Venezuela and Guyana border dispute
As if Europe’s colonial-era mapmakers haven’t already bequeathed us enough wars. Now the long-running border dispute between Venezuela and its eastern neighbor Guyana is heating up again.
Guyana says Venezuela is sending troops to the frontier, while Caracas says Venezuelan voters will get to decide unilaterally whether to annex Guyanese territory.
At issue: The western two-thirds of Guyana, known as Essequibo, is a jungle terrain inhabited by 250,000 people. The dispute began with a 19th century map that gave the region to Guyana — at the time a British colonial possession — rather than to Venezuela, which maintained earlier Spanish claims to the area. Several international efforts to resolve the dispute since then have failed, and the issue is currently before the International Court of Justice.
But Venezuelan strongman Nicolas Maduro rejects the court’s jurisdiction.
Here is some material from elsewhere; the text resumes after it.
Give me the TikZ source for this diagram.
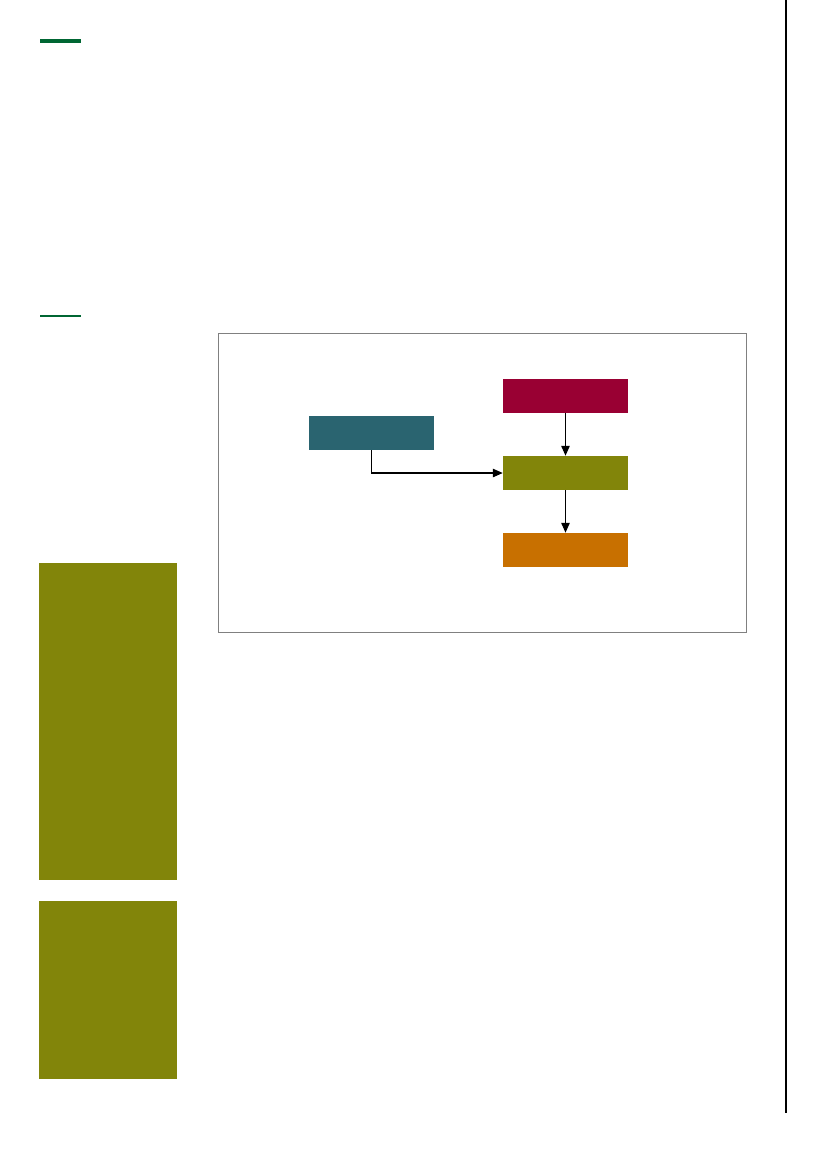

He plans instead to put the question of annexation to Venezuelan voters in a plebiscite on Dec. 3.
Why now? Because there’s oil there, lots of it, following massive discoveries by ExxonMobil over the past decade. Maduro has his eye on those reserves, which would bring Guyana’s 800,000 citizens one of the swiftest windfalls of oil wealth in history.
But he may also be playing domestic politics. He recently tried to tar the Venezuelan opposition as national traitors for supposedly advancing a US-backed plan to scuttle the vote — an assertion the opposition vociferously denied.
Los Yanquis are in the area. Any forceful attempts to seize Guyanese territory could spark a crisis that quickly draws in the United States — since 2020, Washington has run joint naval patrols with Guyana.